I could have a solution if I knew the problem existed..
Last year I worked with a government organisation on visualizing their funding and how collaborations shape between sectors. It was an amazing project, based on linked data, deployed on the web, interactive. Unfortunately at the end of the project it turned out that the organisation is not yet ready to publish the data for various reasons. So the project is now in frozen state without any immediate data for release.
Here you can see one of several visualizations we developed. It's an organisation chart. It shows how many projects Imperial College London got funding for, what are other collaborators working on these projects and what kind of projects they do as well.
When working with data visualization that will be published on the web and with open data in particular. Make sure you know what are you doing. That the data is anonymized and you respect privacy.
Isssue No.3 continue
We have data but we can't show it to anybody.

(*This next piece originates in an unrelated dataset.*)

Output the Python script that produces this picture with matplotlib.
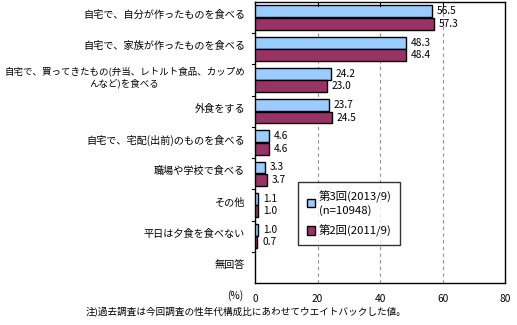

There is another solution to that problem. You can always make it abstract (unreadable, unrecognizable) or use data driven generative art.
On the left we see trails of GPS positions taxis at night in London. On the right we see sea trafic visualization and how different ports are connected by shipping routes. Both of this visualizations look very similar...
... beside the fact that the one on the left is fake. There is no real data behind it. It's just random agents following hand drawn city grid. The globe is visualized based on 1M GPS data points collected from vessel positions during whole year.
In 2013 I worked on visualizing fuel market prices in Singapore. We have the exact data about who bought for how much, when and how often. We can see how prices drift and what are the trends on the market. For obvious reasons the client didn't want to make it public. Actually it would be not that useful without a proper analysis anyway.
What I did instead is to visualize the rhythm of the market. You can see how transactions appear, who are the big players, how the whole systems gets quiet during weekend etc. I think this can sometimes be a much more powerful representation that raw data. For me data art is about communicating feelings.
Earlier this year I took part in a 24h hackaton at Tate Modern. Together with Bettina and Kirl we came up with an idea of generating a physical artefact (a bracelet) from your visit to the gallery. Tate modern publishes the data for all their artworks but they don't include images the artwork themselves.
So we downloaded the whole internet :) Ok, a part of it. All 70'000 images references in the Tate's collection from their website. We then extracted color palettes from them using process similar to octree color quantization.
We also came up with a cleaver way to measure image complexity. Using OpenCV Kiril first used sobel filter to extract edges from the image and then counted the number of white pixels.
That gave us surprisingly good results. Simple (geometric) images have few edges and low score, more complex images have many edges.
We use the image complexity and color palettes to build a generative bracelet based on selected images. The idea was that the images would come from your favorites or for example from a chosen artist and the bracelet would be later 3D printed.
For me Data Visualization is not the final outcome but more of an exploration of the possibility space. To explore that space you need tools.
Pex is my own library I created to work with WebGL - 3D graphics in the browser.Today I'm very happy to finally open it to public. Go and check it out at http://vorg.github.io/pex/.
I call it a toolset for computational thinking as it's not targeting data visualizations only.
I use pex for 90% of my work nowadays and hope some of you will find it useful too. It's work in progress but you need to start somewhere.